Fingerprints have been used by police forces to identify people present at a crime scene for almost 150 years. But the marks left behind by fingers can hold more information than just the identity of the person who made them. Residues of any substances the person had been in contact with can also be transferred to surfaces they touch — but recovering and identifying those substances can be very difficult.
Researchers from Louisiana State University in Baton Rouge have now devised a method which, they believe, could help considerably with this problem. Inspired by team member Eden Camp’s time interring with the Louisiana State Police Crime Lab, chemistry professor Kermit Murray and postdoc Fabrizio Donnarumma applied their expertise in using infra-red lasers to lift minute layers of tissues for bioanalysis to the problem.
In a paper in the Journal of The American Society of Mass Spectrometry, Murray’s team describes how they found they could use their laser equipment to ablate away fingermarks from a surface, suck the resulting vapour into a thimble-sized filter system and then subject these captured materials to techniques such as gas chromatography of mass spectroscopy to identify what substances were present. The ablation works by rapidly and specifically vapourising any water in the fingermark, carrying any other trapped material off the surface. This preserves the integrity of chemical residues, Donnarumma said.
"We realised that if our techniques work for biomolecules as fragile as DNA and RNA, it should work with almost anything," he said. "We can capture almost anything that is on a surface. In this case, it just happened to be fingermarks." The prototype system they developed has been successful in ablating fingermarks on glass, plastic, aluminium and even cardboard, from which it is notoriously difficult to lift fingerprints, and has identified residues of substances including antiseptic cream, caffeine, condom lubricant and TNT. "We have been using infrared lasers for many years to ablate biomolecules from tissue samples for mass spectrometry, so we know that they are very efficient," Murray said. "Thanks to Eden's initiative, we now have a promising new application."

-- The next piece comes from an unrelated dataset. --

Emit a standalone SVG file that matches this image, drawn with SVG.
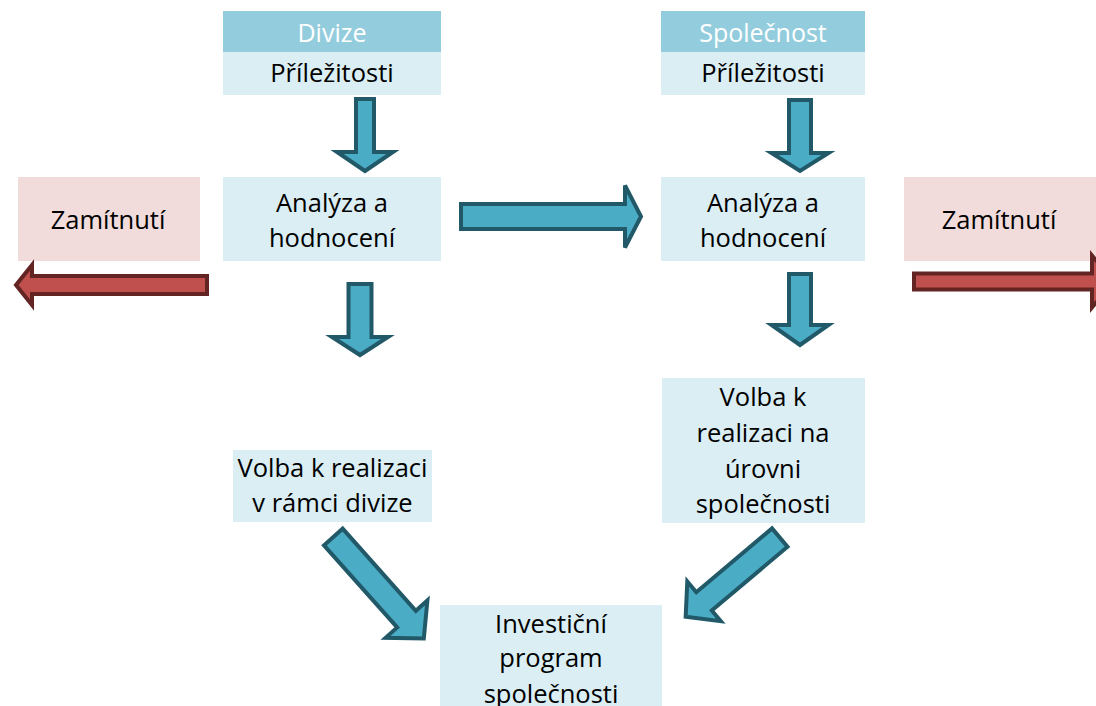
<svg xmlns="http://www.w3.org/2000/svg" width="1096" height="706" viewBox="0 0 1096 706">
<style>
.box{fill:#DAEEF3}
.hdr{fill:#93CDDD}
.rej{fill:#F2DCDB}
.t{font-family:"Open Sans","Liberation Sans",sans-serif;font-size:25.5px;fill:#000;text-anchor:middle}
.th{font-family:"Open Sans","Liberation Sans",sans-serif;font-size:25px;fill:#fff;text-anchor:middle}
.ab{fill:#4BACC6;stroke:#215968;stroke-width:4;stroke-linejoin:miter}
.ar{fill:#C0504D;stroke:#632523;stroke-width:4;stroke-linejoin:miter}
</style>
<rect width="1096" height="706" fill="#fff"/>
<g id="divize">
<rect class="hdr" x="223" y="11" width="218" height="41"/>
<text class="th" x="332" y="42">Divize</text>
<rect class="box" x="223" y="52" width="218" height="43"/>
<text class="t" x="332" y="82">Příležitosti</text>
</g>
<g id="spolecnost">
<rect class="hdr" x="661" y="11" width="204" height="41"/>
<text class="th" x="763" y="42">Společnost</text>
<rect class="box" x="661" y="52" width="204" height="43"/>
<text class="t" x="763" y="82">Příležitosti</text>
</g>
<g id="analyza-divize">
<rect class="box" x="223" y="177" width="218" height="84"/>
<text class="t" x="332" y="212">Analýza a</text>
<text class="t" x="332" y="247">hodnocení</text>
</g>
<g id="analyza-spolecnost">
<rect class="box" x="661" y="177" width="204" height="84"/>
<text class="t" x="763" y="212">Analýza a</text>
<text class="t" x="763" y="247">hodnocení</text>
</g>
<g id="zamitnuti-levy">
<rect class="rej" x="18" y="177" width="182" height="84"/>
<text class="t" x="108" y="228.5">Zamítnutí</text>
</g>
<g id="zamitnuti-pravy">
<rect class="rej" x="904" y="177" width="192" height="84"/>
<text class="t" x="999" y="229">Zamítnutí</text>
</g>
<g id="volba-divize">
<rect class="box" x="233" y="450" width="199" height="72"/>
<text class="t" x="332.5" y="477">Volba k realizaci</text>
<text class="t" x="332.5" y="512">v rámci divize</text>
</g>
<g id="volba-spolecnost">
<rect class="box" x="662" y="378" width="203" height="145"/>
<text class="t" x="763" y="406">Volba k</text>
<text class="t" x="763" y="441.5">realizaci na</text>
<text class="t" x="763" y="477.5">úrovni</text>
<text class="t" x="763" y="513">společnosti</text>
</g>
<g id="investicni-program">
<rect class="box" x="440" y="605" width="222" height="101"/>
<text class="t" x="551" y="633">Investiční</text>
<text class="t" x="551" y="667">program</text>
<text class="t" x="551" y="703">společnosti</text>
</g>
<g id="connectors">
<polygon class="ab" points="356,99 374,99 374,152 393,152 365,171 337,152 356,152"/>
<polygon class="ab" points="348.5,284 371.5,284 371.5,337 388,337 360,355 332,337 348.5,337"/>
<polygon class="ab" points="789,100 811,100 811,153 828.5,153 800,171 771.5,153 789,153"/>
<polygon class="ab" points="789,274 811,274 811,325 828.5,325 800,345 771.5,325 789,325"/>
<polygon class="ab" points="461,204 625,204 625,185.5 641,216.5 625,247.5 625,229 461,229"/>
<polygon class="ar" points="207,276 32,276 32,265 16,285 32,305 32,294 207,294"/>
<polygon class="ar" points="914,273.5 1092,273.5 1092,255.5 1114,281.5 1092,307.5 1092,289.5 914,289.5"/>
<polygon class="ab" transform="translate(332,535.5) rotate(48.3)" points="2,-12.5 112,-12.5 112,-28 138,0 112,28 112,12.5 2,12.5"/>
<polygon class="ab" transform="translate(781.3,536.3) rotate(139.9)" points="2,-12 101,-12 101,-26 125,0 101,26 101,12 2,12"/>
</g>
</svg>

The technique might be particularly useful for bomb squads, the team said, helping them identify fingermarks left by people who had been in contact with explosives or their ingredients and also identifying which explosives had been used.

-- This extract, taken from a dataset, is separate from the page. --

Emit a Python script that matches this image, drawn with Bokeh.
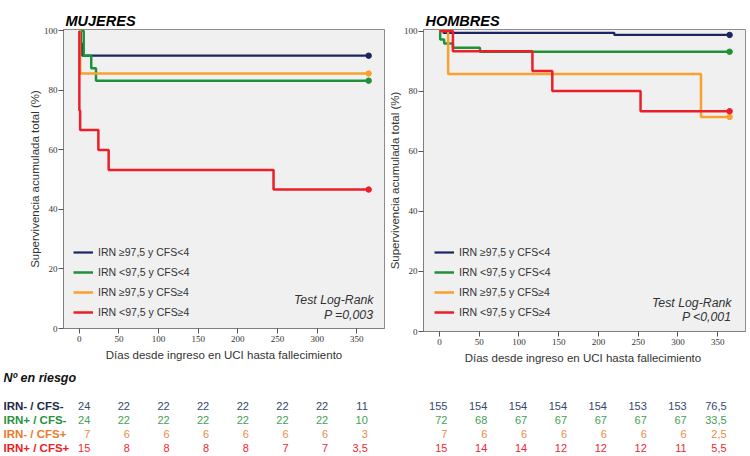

Murray is hoping to develop a portable system that uses fibre-optics to direct and focus the laser, expanding the geometry and type of surface it can be used on. "A laser beam is a straight line," Donnarumma said. "It can be difficult to focus a traditional laser system at a precise point, especially on an uneven surface. But if you run that laser through a flexible optical fibre, similar to how a fibre optic cable works, you can sample a wider variety of surfaces more easily."